Archivematicaにおいて、Amazon S3上のファイルやフォルダを処理対象として、さらに処理結果であるAIPをS3に保存する方法に関する備忘録です。

S3をストレージとして利用することにより、他のシステムとの連携の容易化や、AIPの長期保存に関する選択肢が増えると考えられます。

ウェルカムコレクションの以下の記事が参考になりました。

https://docs.wellcomecollection.org/archivematica/administering-archivematica/bootstrapping

Amazon S3の設定

バケットを作成します。今回、us-east-1リージョンに、archivematica.aws.ldas.jpというバケットを作成しました。

そして処理対象のファイルなどを格納する「transfer_source」、処理結果であるAIPを格納する「aip_storage」というフォルダを作成しておきます。これらの名前や階層は任意で、後述の過程でどのフォルダを使用するか設定できます。

Archivematica Storage Serviceの設定

Dockerを使ってArchivematicaをインストールした場合、以下のようなURLでArchivematica Storage Serviceにアクセスできます。

http://127.0.0.1:62081/

ログイン後、以下にアクセスします。「Create new space」リンクをクリックします。

/spaces/

「Create Space」の画面で、以下のように入力します。「Access protocol」にS3を選択し、Access Keyなどを入力します。

Staging pathについてはよくわからず、以下の記事の値を入力します。

https://docs.wellcomecollection.org/archivematica/administering-archivematica/bootstrapping#step_7

Spaceを作成後、「Create Location here」を押して、ロケーションを作成します。2つリンクがありますが、どちらも同じでした。

ここで、2つのロケーションを作成します。一つは、以下のような、Purposeを「Transfer Source」とするロケーションです。

Relative Pathについては、「Browse」ボタンから、先に作成したフォルダから選択します。

また上記ではPipelineがひとつですが、複数のPipelineを作成している場合には、関連づけるものを選択することになると思います。

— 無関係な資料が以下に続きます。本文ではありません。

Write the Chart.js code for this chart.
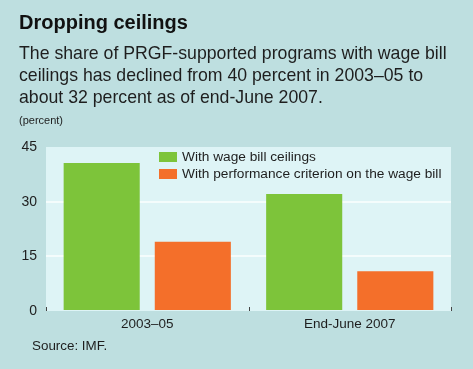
<!DOCTYPE html>
<html>
<head>
<meta charset="utf-8">
<script src="https://cdn.jsdelivr.net/npm/chart.js@4"></script>
<style>
    body { margin: 0; }
    .wrap { position: relative; width: 473px; height: 369px; background: #bedfe0; overflow: hidden; font-family: "Liberation Sans", Arial, sans-serif; color: #1e1e1e; }
    .wrap canvas { position: absolute; left: 0; top: 0; }
    .title { position: absolute; left: 19px; top: 12px; font-size: 20px; line-height: 20px; font-weight: bold; color: #111; }
    .sub { position: absolute; left: 19px; top: 42px; font-size: 17.7px; line-height: 22px; }
    .unit { position: absolute; left: 19px; top: 115px; font-size: 11px; line-height: 11px; }
    .source { position: absolute; left: 32px; top: 339px; font-size: 13.4px; line-height: 13px; }
</style>
</head>
<body>
<div class="wrap">
    <canvas id="chart" width="473" height="369"></canvas>
    <div class="title">Dropping ceilings</div>
    <div class="sub">The share of PRGF-supported programs with wage bill<br>ceilings has declined from 40 percent in 2003–05 to<br>about 32 percent as of end-June 2007.</div>
    <div class="unit">(percent)</div>
    <div class="source">Source: IMF.</div>
</div>
<script>
const categories = ['2003–05', 'End-June 2007'];
const seriesNames = ['With wage bill ceilings', 'With performance criterion on the wage bill'];
const wageCeilings = [40.6, 32.1];
const performanceCriterion = [19.0, 10.9];
const yTicks = [0, 15, 30, 45];

const plotBackground = {
    id: 'plotBackground',
    beforeDraw(chart) {
        const ctx = chart.ctx;
        const a = chart.chartArea;
        ctx.save();
        ctx.fillStyle = '#def4f6';
        ctx.fillRect(a.left, a.top, a.right - a.left, a.bottom - a.top);
        ctx.restore();
    },
    afterDatasetsDraw(chart) {
        // small tick marks above the baseline, at the edges and between categories
        const ctx = chart.ctx;
        const a = chart.chartArea;
        const xs = chart.scales.x;
        const step = (a.right - a.left) / categories.length;
        ctx.save();
        ctx.strokeStyle = '#444';
        ctx.lineWidth = 1;
        for (let i = 0; i <= categories.length; i++) {
            const x = Math.round(xs.left + step * i) + 0.5;
            ctx.beginPath();
            ctx.moveTo(x, a.bottom - 4);
            ctx.lineTo(x, a.bottom);
            ctx.stroke();
        }
        ctx.restore();
    }
};

const insideLegend = {
    id: 'insideLegend',
    afterDraw(chart) {
        const ctx = chart.ctx;
        const a = chart.chartArea;
        ctx.save();
        ctx.font = '13.7px "Liberation Sans", Arial, sans-serif';
        ctx.textBaseline = 'middle';
        chart.data.datasets.forEach(function (ds, i) {
            const x = a.left + 113;
            const y = a.top + 5 + i * 17;
            ctx.fillStyle = ds.backgroundColor;
            ctx.fillRect(x, y, 18, 10);
            ctx.fillStyle = '#1e1e1e';
            ctx.fillText(ds.label, x + 23, y + 5);
        });
        ctx.restore();
    }
};

new Chart(document.getElementById('chart'), {
    type: 'bar',
    data: {
        labels: categories,
        datasets: [{
            label: seriesNames[0],
            data: wageCeilings,
            backgroundColor: '#7dc43a',
            barPercentage: 0.835,
            categoryPercentage: 0.9
        }, {
            label: seriesNames[1],
            data: performanceCriterion,
            backgroundColor: '#f46f2a',
            barPercentage: 0.835,
            categoryPercentage: 0.9
        }]
    },
    options: {
        responsive: false,
        animation: false,
        layout: { padding: { top: 147, right: 22, left: 0, bottom: 0 } },
        plugins: {
            legend: { display: false },
            tooltip: { enabled: false }
        },
        scales: {
            x: {
                grid: { display: false, drawTicks: false },
                border: { display: false },
                ticks: { color: '#1e1e1e', padding: 5, font: { family: '"Liberation Sans", Arial, sans-serif', size: 13.5 } },
                afterFit(scale) { scale.height = 58; }
            },
            y: {
                min: 0,
                max: 45,
                afterBuildTicks(scale) { scale.ticks = yTicks.map(v => ({ value: v })); },
                grid: {
                    drawTicks: false,
                    lineWidth: 2,
                    color: ctx => (ctx.tick.value === 15 || ctx.tick.value === 30) ? '#f4fcfc' : 'rgba(0,0,0,0)'
                },
                border: { display: false },
                ticks: { color: '#1e1e1e', padding: 9, font: { family: '"Liberation Sans", Arial, sans-serif', size: 14 } },
                afterFit(scale) { scale.width = 46; }
            }
        }
    },
    plugins: [plotBackground, insideLegend]
});
</script>
</body>
</html>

もう一つは、以下のような、Purposeを「AIP Storage」とするロケーションです。

それぞれの画面で、「Set as global default location for its purpose:」という項目がありますが、これをチェックしておくと、後述するデフォルト設定などが不要になります。

確認

ここまでの設定により、/spaces/にアクセスすると、デフォルトのAccess Protocolが「Local Filesystem」のスペースに加えて、Access Protocolが「S3」のスペースが追加されていることが確認できます。

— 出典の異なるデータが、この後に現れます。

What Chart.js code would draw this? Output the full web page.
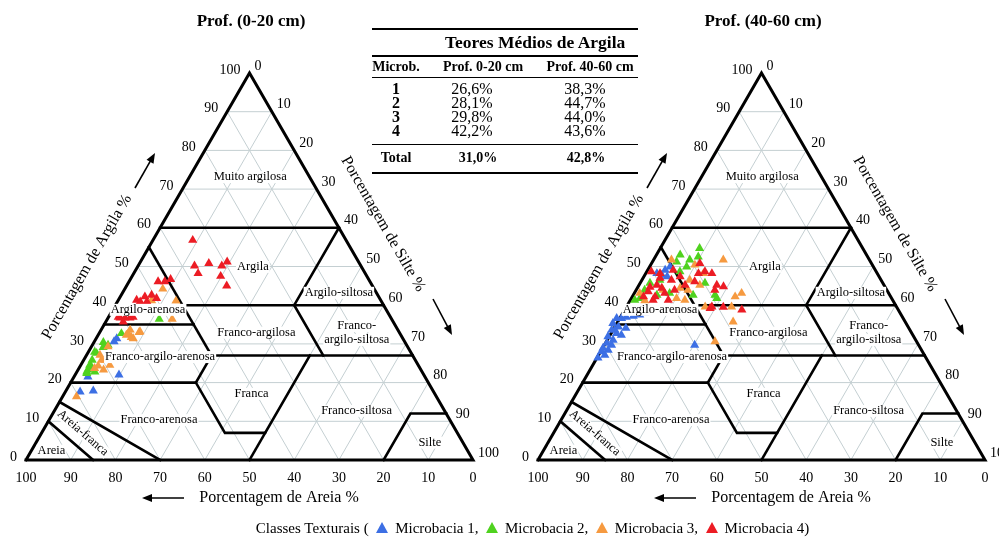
<!DOCTYPE html>
<html>
<head>
<meta charset="utf-8">
<script src="https://cdn.jsdelivr.net/npm/chart.js@4"></script>
<style>
    body { margin: 0; background: #fff; font-family: "Liberation Serif", serif; }
    #wrap { position: relative; width: 999px; height: 541px; overflow: hidden; }
    #wrap canvas { position: absolute; left: 0; top: 0; }
    .rule { position: absolute; left: 372px; width: 266px; background: #000; }
    .cell { position: absolute; text-align: center; color: #000; white-space: nowrap; }
    #legend { position: absolute; left: 33px; width: 999px; top: 519px; text-align: center; font-size: 15px; line-height: 18px; }
    .tri { display: inline-block; width: 0; height: 0; border-left: 6px solid transparent; border-right: 6px solid transparent; margin: 0 3px 0 4px; vertical-align: 0px; }
</style>
</head>
<body>
<div id="wrap">
    <canvas id="chartTop" width="999" height="541"></canvas>
    <canvas id="chartDeep" width="999" height="541"></canvas>
    <div id="table"></div>
    <div id="legend"></div>
</div>
<script>
// tick labels
var gridSteps = [10, 20, 30, 40, 50, 60, 70, 80, 90];
var clayTicks = [0, 10, 20, 30, 40, 50, 60, 70, 80, 90, 100];
var sandTicks = [100, 90, 80, 70, 60, 50, 40, 30, 20, 10, 0];
var siltTicks = [0, 10, 20, 30, 40, 50, 60, 70, 80, 90, 100];

var seriesNames = ["Microbacia 1", "Microbacia 2", "Microbacia 3", "Microbacia 4"];
var seriesColors = ["#3c6fe4", "#4fd21f", "#f69a40", "#ec1c24"];

// amostras [areia %, argila %] - Prof. 0-20 cm
var mb1_0_20 = [[64.0,31.4],[65.0,30.6],[75.4,21.5],[68.2,22.0],[79.1,17.6],[76.0,17.9]];
var mb2_0_20 = [[52.0,36.4],[62.3,32.7],[66.8,29.7],[67.5,30.4],[68.2,29.1],[70.4,27.6],[70.7,27.9],[72.3,25.8],
                [73.3,24.1],[73.5,24.5],[74.5,23.3],[75.0,22.8],[75.2,22.4],[73.2,22.8]];
var mb3_0_20 = [[47.3,44.2],[51.3,41.2],[45.9,41.1],[49.1,36.4],[58.2,33.0],[57.9,33.2],[59.9,33.6],[60.8,32.7],
                [61.4,32.3],[60.3,31.4],[60.6,31.7],[67.0,29.3],[69.9,27.1],[69.4,25.8],[70.2,25.8],[71.7,24.3],
                [72.8,23.7],[71.0,23.3],[69.0,24.5],[80.5,16.4]];
var mb4_0_20 = [[34.3,56.8],[37.2,50.2],[33.7,50.8],[37.4,48.2],[31.1,50.2],[29.4,51.2],[32.7,47.5],[32.6,45.0],
                [47.4,46.1],[45.9,46.1],[44.3,46.7],[54.6,41.3],[52.3,42.2],[50.6,42.6],[49.9,41.8],[52.5,40.9],
                [54.0,40.9],[60.6,36.7],[59.5,36.7],[58.4,36.7],[60.4,35.7],[60.9,36.9],[57.6,36.9]];

// amostras [areia %, argila %] - Prof. 40-60 cm
var mb1_40_60 = [[45.5,49.9],[47.0,49.1],[48.4,47.8],[49.3,48.2],[47.4,47.4],[64.1,36.6],[63.0,36.6],[61.8,36.9],
                 [60.1,37.2],[58.5,37.5],[57.1,38.0],[65.6,35.3],[64.8,34.4],[66.7,33.6],[66.0,33.6],[63.3,34.1],
                 [66.1,32.7],[65.2,32.3],[68.4,31.9],[67.7,31.0],[69.5,30.2],[68.7,29.7],[71.0,28.9],[70.1,28.4],
                 [71.8,28.0],[71.5,27.1],[73.4,26.4],[50.1,29.7]];
var mb2_40_60 = [[36.5,54.7],[41.7,53.0],[43.4,51.2],[40.2,51.7],[37.9,52.5],[41.8,49.9],[43.9,48.7],[52.1,45.7],
                 [54.2,43.9],[56.3,41.8],[52.1,42.6],[39.1,42.6],[39.1,41.8],[49.0,43.1],[44.0,42.6],[49.5,46.5],
                 [39.8,45.7],[57.7,41.3]];
var mb3_40_60 = [[32.7,51.7],[44.3,51.7],[39.7,50.4],[38.9,48.2],[42.8,46.5],[46.0,44.4],[48.1,41.8],[44.5,43.9],
                 [32.9,43.1],[34.8,42.2],[42.8,39.6],[38.5,35.7],[45.1,30.6],[55.5,41.2],[50.1,43.9],[55.7,43.1],
                 [36.9,39.6],[41.2,45.2],[46.5,41.3]];
var mb4_40_60 = [[50.3,48.7],[48.6,48.2],[46.9,46.5],[44.5,47.4],[40.0,48.2],[38.3,48.7],[37.0,48.2],[41.9,46.1],
                 [37.4,45.2],[36.1,44.8],[38.5,43.9],[50.8,45.2],[50.1,43.1],[53.6,43.5],[55.3,42.2],[52.7,42.2],
                 [50.2,41.3],[41.3,39.6],[38.8,39.5],[35.0,38.8],[49.2,47.0],[45.2,49.1],[53.6,41.3],[38.4,50.8],
                 [41.9,39.2],[50.1,44.4],[52.6,44.7],[47.5,43.9],[44.5,45.2]];

// limites das classes texturais [areia %, argila %]
var outline = [[100,0],[0,0],[0,100],[100,0]];
var classLimits = [
    [[40,60],[0,60]],
    [[45,55],[45,27]],
    [[45,40],[0,40]],
    [[0,60],[20,40],[20,27]],
    [[65,35],[45,35]],
    [[45,27],[0,27]],
    [[80,20],[52,20],[45,27]],
    [[52,20],[52,7],[43,7],[23,27]],
    [[43,7],[50,0]],
    [[85,15],[70,0]],
    [[90,10],[85,0]],
    [[20,0],[8,12],[0,12]]
];

// nomes das classes
var classNames = ["Muito argilosa", "Argila", "Argilo-siltosa", "Franco-argilosa", "Franco-\nargilo-siltosa",
                  "Franco-argilo-arenosa", "Argilo-arenosa", "Franca", "Franco-siltosa", "Franco-arenosa",
                  "Silte", "Areia", "Areia-franca"];
// where each name sits [areia, argila, rotation deg]
var classNamePos = [[13.3,73.1,0],[24.3,49.9,0],[8.4,43.2,0],[32.0,32.9,0],[9.6,32.8,0],
                    [56.7,26.6,0],[53.3,38.8,0],[41.0,17.1,0],[19.7,12.7,0],[65.1,10.3,0],
                    [7.4,4.5,0],[93.1,2.4,0],[83.8,7.0,41]];

// tabela
var tableRows = ["1", "2", "3", "4"];
var meanTop = ["26,6%", "28,1%", "29,8%", "42,2%"];
var meanDeep = ["38,3%", "44,7%", "44,0%", "43,6%"];
var totalTop = "31,0%";
var totalDeep = "42,8%";

var H = Math.sqrt(3) / 2;
function toXY(p) {
    return { x: 100 - p[0] - p[1] / 2, y: p[1] * H };
}

var FONT = '"Liberation Serif", "Times New Roman", serif';

function arrow(ctx, x1, y1, x2, y2) {
    var a = Math.atan2(y2 - y1, x2 - x1);
    ctx.beginPath();
    ctx.moveTo(x1, y1);
    ctx.lineTo(x2 - Math.cos(a) * 8, y2 - Math.sin(a) * 8);
    ctx.stroke();
    ctx.beginPath();
    ctx.moveTo(x2, y2);
    ctx.lineTo(x2 - Math.cos(a) * 10 + Math.sin(a) * 4, y2 - Math.sin(a) * 10 - Math.cos(a) * 4);
    ctx.lineTo(x2 - Math.cos(a) * 10 - Math.sin(a) * 4, y2 - Math.sin(a) * 10 + Math.cos(a) * 4);
    ctx.closePath();
    ctx.fill();
}

var ternaryDecor = {
    id: 'ternaryDecor',
    afterDatasetsDraw: function(chart, args, opts) {
        var ctx = chart.ctx;
        var xs = chart.scales.x, ys = chart.scales.y;
        var L = chart.chartArea.left, B = chart.chartArea.bottom;
        function px(sand, clay) {
            var p = toXY([sand, clay]);
            return [xs.getPixelForValue(p.x), ys.getPixelForValue(p.y)];
        }
        ctx.save();
        ctx.fillStyle = '#000';

        // class names
        ctx.font = '12.5px ' + FONT;
        ctx.textAlign = 'center';
        ctx.textBaseline = 'middle';
        classNames.forEach(function(name, i) {
            var pos = classNamePos[i];
            var p = px(pos[0], pos[1]);
            var lines = name.split('\n');
            ctx.save();
            ctx.translate(p[0], p[1]);
            ctx.rotate(pos[2] * Math.PI / 180);
            lines.forEach(function(t, k) {
                var dy = (k - (lines.length - 1) / 2) * 14;
                var w = ctx.measureText(t).width;
                ctx.fillStyle = '#fff';
                ctx.fillRect(-w / 2 - 1, dy - 6, w + 2, 12);
                ctx.fillStyle = '#000';
                ctx.fillText(t, 0, dy);
            });
            ctx.restore();
        });

        // ticks
        ctx.font = '14px ' + FONT;
        ctx.textAlign = 'right';
        clayTicks.forEach(function(c) {
            var p = px(100 - c, c);
            ctx.fillText(String(c), p[0] - 9, p[1] - 3);
        });
        ctx.textAlign = 'left';
        siltTicks.forEach(function(t) {
            var p = px(0, 100 - t);
            ctx.fillText(String(t), p[0] + 5, p[1] - 7);
        });
        ctx.textAlign = 'center';
        sandTicks.forEach(function(s) {
            var p = px(s, 0);
            ctx.fillText(String(s), p[0], p[1] + 18);
        });

        // axis titles
        ctx.font = '16px ' + FONT;
        ctx.save();
        ctx.translate(L + 61, B - 193);
        ctx.rotate(-Math.PI / 3);
        ctx.fillText('Porcentagem de Argila %', 0, 0);
        ctx.restore();
        ctx.save();
        ctx.translate(L + 357, B - 236);
        ctx.rotate(Math.PI / 3);
        ctx.fillText('Porcentagem de Silte %', 0, 0);
        ctx.restore();
        ctx.fillText('Porcentagem de Areia %', L + 253, B + 38);

        ctx.lineWidth = 1.6;
        ctx.strokeStyle = '#000';
        arrow(ctx, L + 109, B - 272, L + 129, B - 307);
        arrow(ctx, L + 407, B - 161, L + 426, B - 125);
        arrow(ctx, L + 158, B + 38, L + 116, B + 38);

        // title
        ctx.font = 'bold 17px ' + FONT;
        ctx.fillText(opts.title, L + 225, B - 438);
        ctx.restore();
    }
};

function makeChart(id, padLeft, padRight, title, series) {
    var datasets = [];
    gridSteps.forEach(function(v) {
        [[[100 - v, v], [0, v]], [[v, 0], [v, 100 - v]], [[100 - v, 0], [0, 100 - v]]].forEach(function(seg) {
            datasets.push({ data: seg.map(toXY), showLine: true, borderColor: '#c4cfd2', borderWidth: 1,
                            pointRadius: 0, pointHitRadius: 0, order: 200, clip: false });
        });
    });
    classLimits.forEach(function(seg) {
        datasets.push({ data: seg.map(toXY), showLine: true, borderColor: '#000', borderWidth: 2.6,
                        borderCapStyle: 'square', pointRadius: 0, pointHitRadius: 0, order: 100, clip: false });
    });
    datasets.push({ data: outline.map(toXY), showLine: true, borderColor: '#000', borderWidth: 3,
                    borderCapStyle: 'square', pointRadius: 0, pointHitRadius: 0, order: 99, clip: false });
    series.forEach(function(s, i) {
        datasets.push({
            label: seriesNames[i],
            data: s.map(toXY),
            pointStyle: 'triangle',
            pointRadius: 5.3,
            backgroundColor: seriesColors[i],
            borderWidth: 0,
            order: 4 - i,
            clip: false
        });
    });

    return new Chart(document.getElementById(id), {
        type: 'scatter',
        data: { datasets: datasets },
        options: {
            responsive: false,
            animation: false,
            events: [],
            devicePixelRatio: 1,
            layout: { padding: { left: padLeft, right: padRight, top: 73, bottom: 81 } },
            scales: {
                x: { type: 'linear', min: 0, max: 100, display: false },
                y: { type: 'linear', min: 0, max: 100 * H, display: false }
            },
            plugins: {
                legend: { display: false },
                tooltip: { enabled: false },
                ternaryDecor: { title: title }
            }
        },
        plugins: [ternaryDecor]
    });
}

makeChart('chartTop', 26, 526, 'Prof. (0-20 cm)', [mb1_0_20, mb2_0_20, mb3_0_20, mb4_0_20]);
makeChart('chartDeep', 538, 14, 'Prof. (40-60 cm)', [mb1_40_60, mb2_40_60, mb3_40_60, mb4_40_60]);

// table
(function() {
    var t = document.getElementById('table');
    var html = '';
    function rule(top, h) { html += '<div class="rule" style="top:' + top + 'px;height:' + h + 'px"></div>'; }
    function cell(txt, cx, cy, size, bold) {
        html += '<div class="cell" style="left:' + (cx - 60) + 'px;width:120px;top:' + (cy - 9) + 'px;line-height:18px;font-size:' +
                size + 'px;font-weight:' + (bold ? 'bold' : 'normal') + '">' + txt + '</div>';
    }
    rule(28, 2);
    cell('Teores Médios de Argila', 505, 42, 17.5, true);
    rule(55, 1.5);
    cell('Microb.', 396, 67, 14, true);
    cell('Prof. 0-20 cm', 483, 67, 14, true);
    cell('Prof. 40-60 cm', 590, 67, 14, true);
    rule(76.5, 1);
    tableRows.forEach(function(r, i) {
        var cy = 89 + i * 14;
        cell(r, 396, cy, 16, true);
        cell(meanTop[i], 472, cy, 16, false);
        cell(meanDeep[i], 585, cy, 16, false);
    });
    rule(143.5, 1.5);
    cell('Total', 396, 158, 14, true);
    cell(totalTop, 478, 158, 14, true);
    cell(totalDeep, 586, 158, 14, true);
    rule(171.5, 2);
    t.innerHTML = html;

    var lg = 'Classes Texturais (';
    seriesNames.forEach(function(n, i) {
        lg += ' <span class="tri" style="border-bottom:11px solid ' + seriesColors[i] + '"></span> ' + n + (i < 3 ? ',' : ')');
    });
    document.getElementById('legend').innerHTML = lg;
})();
</script>
</body>
</html>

さらに、/locations/にアクセスすると、追加した2つのロケーションが追加されていることが確認できます。

Archivematica Dashboardの設定

Dockerを使ってArchivematicaをインストールした場合、以下のようなURLでArchivematica Dashboardにアクセスできます。

http://127.0.0.1:62080/

AIPの格納先の設定

そして以下にアクセスして、例えばプロセスautomatedを編集します。

/administration/processing/

そして、「Store AIP」の項目に対して、先ほど作成したロケーション(今回は、「s3のapi_storage」です)を選択します。

これにより、AIPが先ほど作成したs3に格納されるようになります。一方、先ほどの「Set as global default location for its purpose:」でチェックをいれた場合、今回の設定は不要になります。

Transferの開始

/transfer/にアクセスします。「Browse」ボタンを押すと、「Default transfer source」がデフォルトで表示されます。

セレクトボックスになっており、クリックすると、選択可能な「Transfer Source」がリストアップされますので、先ほど作成したs3を選択します。

これにより、s3上のファイルやフォルダを処理対象とすることができます。

まとめ

AIPの格納先として、S3のコールドストレージ(Amazon S3 Glacier)などを指定することで、AIPの長期保存に対する選択肢が増えると思います。またS3を経由することで、APIの利用や他のシステムとの連携が容易になると考えられます。

Archivematicaの使用にあたり、参考になりましたら幸いです。